◆ LISTED ENTRIES

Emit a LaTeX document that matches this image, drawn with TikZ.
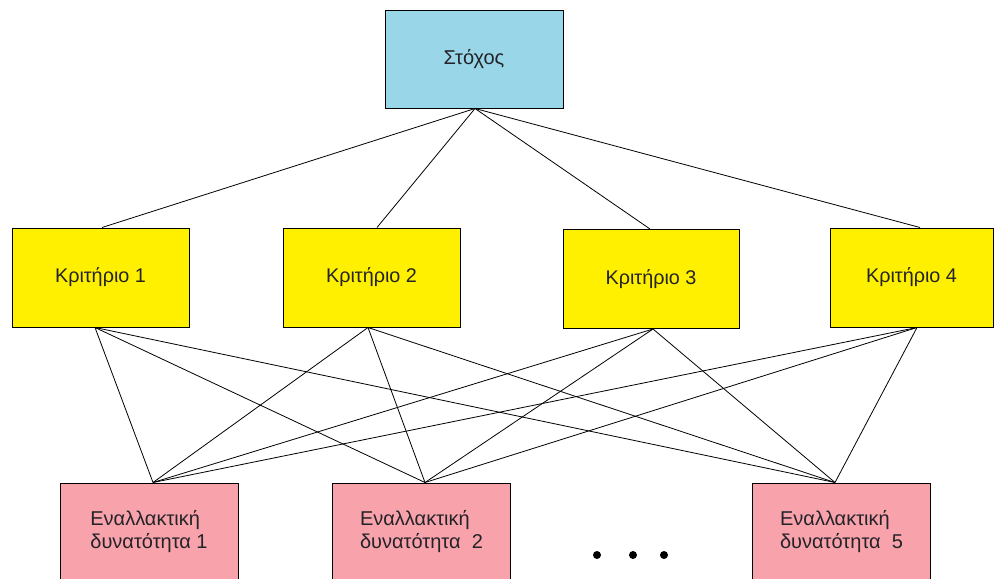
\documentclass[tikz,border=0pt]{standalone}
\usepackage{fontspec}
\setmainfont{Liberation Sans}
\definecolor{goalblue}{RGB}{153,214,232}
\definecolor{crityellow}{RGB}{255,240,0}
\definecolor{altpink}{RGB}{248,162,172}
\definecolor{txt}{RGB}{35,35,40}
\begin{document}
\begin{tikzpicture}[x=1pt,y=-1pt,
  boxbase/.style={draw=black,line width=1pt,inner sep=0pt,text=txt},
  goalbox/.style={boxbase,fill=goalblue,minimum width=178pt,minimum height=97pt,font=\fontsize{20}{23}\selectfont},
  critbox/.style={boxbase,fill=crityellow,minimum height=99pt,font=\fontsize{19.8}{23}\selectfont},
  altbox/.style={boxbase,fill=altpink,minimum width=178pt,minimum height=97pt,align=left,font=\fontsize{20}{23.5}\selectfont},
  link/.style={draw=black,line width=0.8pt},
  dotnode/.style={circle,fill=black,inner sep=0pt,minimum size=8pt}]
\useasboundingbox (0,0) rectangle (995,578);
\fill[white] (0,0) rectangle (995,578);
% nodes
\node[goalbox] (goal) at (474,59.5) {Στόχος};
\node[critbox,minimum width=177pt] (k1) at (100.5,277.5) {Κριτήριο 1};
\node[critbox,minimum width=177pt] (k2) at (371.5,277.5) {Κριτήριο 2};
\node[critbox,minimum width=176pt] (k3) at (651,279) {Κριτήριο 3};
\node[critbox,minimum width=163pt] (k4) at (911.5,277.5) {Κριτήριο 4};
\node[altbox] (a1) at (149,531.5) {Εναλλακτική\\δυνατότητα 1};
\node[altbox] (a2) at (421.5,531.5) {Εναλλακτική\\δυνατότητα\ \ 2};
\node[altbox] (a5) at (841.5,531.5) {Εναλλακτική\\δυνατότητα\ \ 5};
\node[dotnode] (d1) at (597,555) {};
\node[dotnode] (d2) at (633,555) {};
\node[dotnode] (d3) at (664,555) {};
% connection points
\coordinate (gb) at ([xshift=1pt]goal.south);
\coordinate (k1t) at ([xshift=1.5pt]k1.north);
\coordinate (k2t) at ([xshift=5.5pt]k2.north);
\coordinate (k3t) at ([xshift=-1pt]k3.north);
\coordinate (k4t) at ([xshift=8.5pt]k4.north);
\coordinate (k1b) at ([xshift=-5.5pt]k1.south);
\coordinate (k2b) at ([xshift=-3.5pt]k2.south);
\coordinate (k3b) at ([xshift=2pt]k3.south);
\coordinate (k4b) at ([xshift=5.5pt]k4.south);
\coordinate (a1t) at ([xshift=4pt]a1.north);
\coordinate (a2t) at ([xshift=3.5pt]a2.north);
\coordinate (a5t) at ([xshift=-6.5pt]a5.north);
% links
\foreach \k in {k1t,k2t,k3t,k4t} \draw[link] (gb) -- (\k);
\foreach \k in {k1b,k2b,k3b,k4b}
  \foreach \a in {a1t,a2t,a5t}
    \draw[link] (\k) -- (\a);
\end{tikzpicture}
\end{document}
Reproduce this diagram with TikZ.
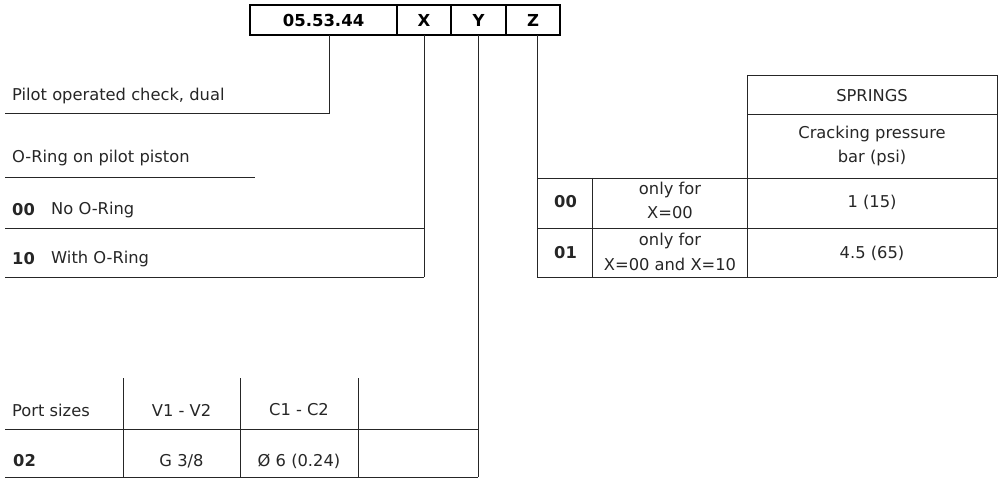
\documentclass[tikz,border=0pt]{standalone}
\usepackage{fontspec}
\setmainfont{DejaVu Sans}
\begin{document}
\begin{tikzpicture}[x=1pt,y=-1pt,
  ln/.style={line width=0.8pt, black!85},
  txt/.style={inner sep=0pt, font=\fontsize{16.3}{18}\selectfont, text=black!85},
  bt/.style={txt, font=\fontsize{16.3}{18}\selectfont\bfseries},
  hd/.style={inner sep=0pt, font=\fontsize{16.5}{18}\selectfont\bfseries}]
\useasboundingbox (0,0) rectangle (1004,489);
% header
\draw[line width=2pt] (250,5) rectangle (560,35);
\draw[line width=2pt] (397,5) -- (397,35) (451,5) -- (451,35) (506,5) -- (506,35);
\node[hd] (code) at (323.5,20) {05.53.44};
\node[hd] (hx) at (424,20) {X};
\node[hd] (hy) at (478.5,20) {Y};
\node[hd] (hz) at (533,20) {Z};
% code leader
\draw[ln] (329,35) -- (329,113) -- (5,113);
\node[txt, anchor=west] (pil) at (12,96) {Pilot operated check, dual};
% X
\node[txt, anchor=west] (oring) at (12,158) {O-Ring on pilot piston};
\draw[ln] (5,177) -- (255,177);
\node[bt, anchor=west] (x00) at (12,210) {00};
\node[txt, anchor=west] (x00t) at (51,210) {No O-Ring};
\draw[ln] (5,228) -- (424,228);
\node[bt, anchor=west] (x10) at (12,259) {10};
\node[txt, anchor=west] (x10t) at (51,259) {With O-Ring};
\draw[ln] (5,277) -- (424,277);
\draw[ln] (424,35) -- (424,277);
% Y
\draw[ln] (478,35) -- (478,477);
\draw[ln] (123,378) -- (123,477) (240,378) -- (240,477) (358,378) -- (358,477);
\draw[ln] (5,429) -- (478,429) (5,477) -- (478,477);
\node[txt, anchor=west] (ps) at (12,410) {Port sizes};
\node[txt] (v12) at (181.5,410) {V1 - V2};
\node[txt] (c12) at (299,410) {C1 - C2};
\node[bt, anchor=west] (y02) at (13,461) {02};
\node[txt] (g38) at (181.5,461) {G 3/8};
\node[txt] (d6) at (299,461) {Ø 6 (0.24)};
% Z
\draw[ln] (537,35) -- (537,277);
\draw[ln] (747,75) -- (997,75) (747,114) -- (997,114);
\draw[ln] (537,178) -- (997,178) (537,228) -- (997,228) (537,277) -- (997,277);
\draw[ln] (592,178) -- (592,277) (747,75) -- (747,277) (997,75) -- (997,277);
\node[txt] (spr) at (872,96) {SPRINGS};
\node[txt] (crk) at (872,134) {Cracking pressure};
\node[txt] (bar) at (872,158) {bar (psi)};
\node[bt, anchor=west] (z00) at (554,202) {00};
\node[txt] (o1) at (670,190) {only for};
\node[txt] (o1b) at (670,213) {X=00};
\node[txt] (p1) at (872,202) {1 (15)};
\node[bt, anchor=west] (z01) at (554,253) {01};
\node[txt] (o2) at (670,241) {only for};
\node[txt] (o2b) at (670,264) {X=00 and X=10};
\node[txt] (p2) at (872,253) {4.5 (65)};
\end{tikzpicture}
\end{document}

◆ REQUEST
Leave the pictures out and reproduce each record exactly as written.

◆ PROBLEM SOLUTION
Emit a LaTeX document that matches this image, drawn with TikZ.
\documentclass[tikz,border=0pt]{standalone}
\usepackage{fontspec}
\setmainfont{Liberation Sans}
\definecolor{goalblue}{RGB}{153,214,232}
\definecolor{crityellow}{RGB}{255,240,0}
\definecolor{altpink}{RGB}{248,162,172}
\definecolor{txt}{RGB}{35,35,40}
\begin{document}
\begin{tikzpicture}[x=1pt,y=-1pt,
  boxbase/.style={draw=black,line width=1pt,inner sep=0pt,text=txt},
  goalbox/.style={boxbase,fill=goalblue,minimum width=178pt,minimum height=97pt,font=\fontsize{20}{23}\selectfont},
  critbox/.style={boxbase,fill=crityellow,minimum height=99pt,font=\fontsize{19.8}{23}\selectfont},
  altbox/.style={boxbase,fill=altpink,minimum width=178pt,minimum height=97pt,align=left,font=\fontsize{20}{23.5}\selectfont},
  link/.style={draw=black,line width=0.8pt},
  dotnode/.style={circle,fill=black,inner sep=0pt,minimum size=8pt}]
\useasboundingbox (0,0) rectangle (995,578);
\fill[white] (0,0) rectangle (995,578);
% nodes
\node[goalbox] (goal) at (474,59.5) {Στόχος};
\node[critbox,minimum width=177pt] (k1) at (100.5,277.5) {Κριτήριο 1};
\node[critbox,minimum width=177pt] (k2) at (371.5,277.5) {Κριτήριο 2};
\node[critbox,minimum width=176pt] (k3) at (651,279) {Κριτήριο 3};
\node[critbox,minimum width=163pt] (k4) at (911.5,277.5) {Κριτήριο 4};
\node[altbox] (a1) at (149,531.5) {Εναλλακτική\\δυνατότητα 1};
\node[altbox] (a2) at (421.5,531.5) {Εναλλακτική\\δυνατότητα\ \ 2};
\node[altbox] (a5) at (841.5,531.5) {Εναλλακτική\\δυνατότητα\ \ 5};
\node[dotnode] (d1) at (597,555) {};
\node[dotnode] (d2) at (633,555) {};
\node[dotnode] (d3) at (664,555) {};
% connection points
\coordinate (gb) at ([xshift=1pt]goal.south);
\coordinate (k1t) at ([xshift=1.5pt]k1.north);
\coordinate (k2t) at ([xshift=5.5pt]k2.north);
\coordinate (k3t) at ([xshift=-1pt]k3.north);
\coordinate (k4t) at ([xshift=8.5pt]k4.north);
\coordinate (k1b) at ([xshift=-5.5pt]k1.south);
\coordinate (k2b) at ([xshift=-3.5pt]k2.south);
\coordinate (k3b) at ([xshift=2pt]k3.south);
\coordinate (k4b) at ([xshift=5.5pt]k4.south);
\coordinate (a1t) at ([xshift=4pt]a1.north);
\coordinate (a2t) at ([xshift=3.5pt]a2.north);
\coordinate (a5t) at ([xshift=-6.5pt]a5.north);
% links
\foreach \k in {k1t,k2t,k3t,k4t} \draw[link] (gb) -- (\k);
\foreach \k in {k1b,k2b,k3b,k4b}
  \foreach \a in {a1t,a2t,a5t}
    \draw[link] (\k) -- (\a);
\end{tikzpicture}
\end{document}
Reproduce this diagram with TikZ.
\documentclass[tikz,border=0pt]{standalone}
\usepackage{fontspec}
\setmainfont{DejaVu Sans}
\begin{document}
\begin{tikzpicture}[x=1pt,y=-1pt,
  ln/.style={line width=0.8pt, black!85},
  txt/.style={inner sep=0pt, font=\fontsize{16.3}{18}\selectfont, text=black!85},
  bt/.style={txt, font=\fontsize{16.3}{18}\selectfont\bfseries},
  hd/.style={inner sep=0pt, font=\fontsize{16.5}{18}\selectfont\bfseries}]
\useasboundingbox (0,0) rectangle (1004,489);
% header
\draw[line width=2pt] (250,5) rectangle (560,35);
\draw[line width=2pt] (397,5) -- (397,35) (451,5) -- (451,35) (506,5) -- (506,35);
\node[hd] (code) at (323.5,20) {05.53.44};
\node[hd] (hx) at (424,20) {X};
\node[hd] (hy) at (478.5,20) {Y};
\node[hd] (hz) at (533,20) {Z};
% code leader
\draw[ln] (329,35) -- (329,113) -- (5,113);
\node[txt, anchor=west] (pil) at (12,96) {Pilot operated check, dual};
% X
\node[txt, anchor=west] (oring) at (12,158) {O-Ring on pilot piston};
\draw[ln] (5,177) -- (255,177);
\node[bt, anchor=west] (x00) at (12,210) {00};
\node[txt, anchor=west] (x00t) at (51,210) {No O-Ring};
\draw[ln] (5,228) -- (424,228);
\node[bt, anchor=west] (x10) at (12,259) {10};
\node[txt, anchor=west] (x10t) at (51,259) {With O-Ring};
\draw[ln] (5,277) -- (424,277);
\draw[ln] (424,35) -- (424,277);
% Y
\draw[ln] (478,35) -- (478,477);
\draw[ln] (123,378) -- (123,477) (240,378) -- (240,477) (358,378) -- (358,477);
\draw[ln] (5,429) -- (478,429) (5,477) -- (478,477);
\node[txt, anchor=west] (ps) at (12,410) {Port sizes};
\node[txt] (v12) at (181.5,410) {V1 - V2};
\node[txt] (c12) at (299,410) {C1 - C2};
\node[bt, anchor=west] (y02) at (13,461) {02};
\node[txt] (g38) at (181.5,461) {G 3/8};
\node[txt] (d6) at (299,461) {Ø 6 (0.24)};
% Z
\draw[ln] (537,35) -- (537,277);
\draw[ln] (747,75) -- (997,75) (747,114) -- (997,114);
\draw[ln] (537,178) -- (997,178) (537,228) -- (997,228) (537,277) -- (997,277);
\draw[ln] (592,178) -- (592,277) (747,75) -- (747,277) (997,75) -- (997,277);
\node[txt] (spr) at (872,96) {SPRINGS};
\node[txt] (crk) at (872,134) {Cracking pressure};
\node[txt] (bar) at (872,158) {bar (psi)};
\node[bt, anchor=west] (z00) at (554,202) {00};
\node[txt] (o1) at (670,190) {only for};
\node[txt] (o1b) at (670,213) {X=00};
\node[txt] (p1) at (872,202) {1 (15)};
\node[bt, anchor=west] (z01) at (554,253) {01};
\node[txt] (o2) at (670,241) {only for};
\node[txt] (o2b) at (670,264) {X=00 and X=10};
\node[txt] (p2) at (872,253) {4.5 (65)};
\end{tikzpicture}
\end{document}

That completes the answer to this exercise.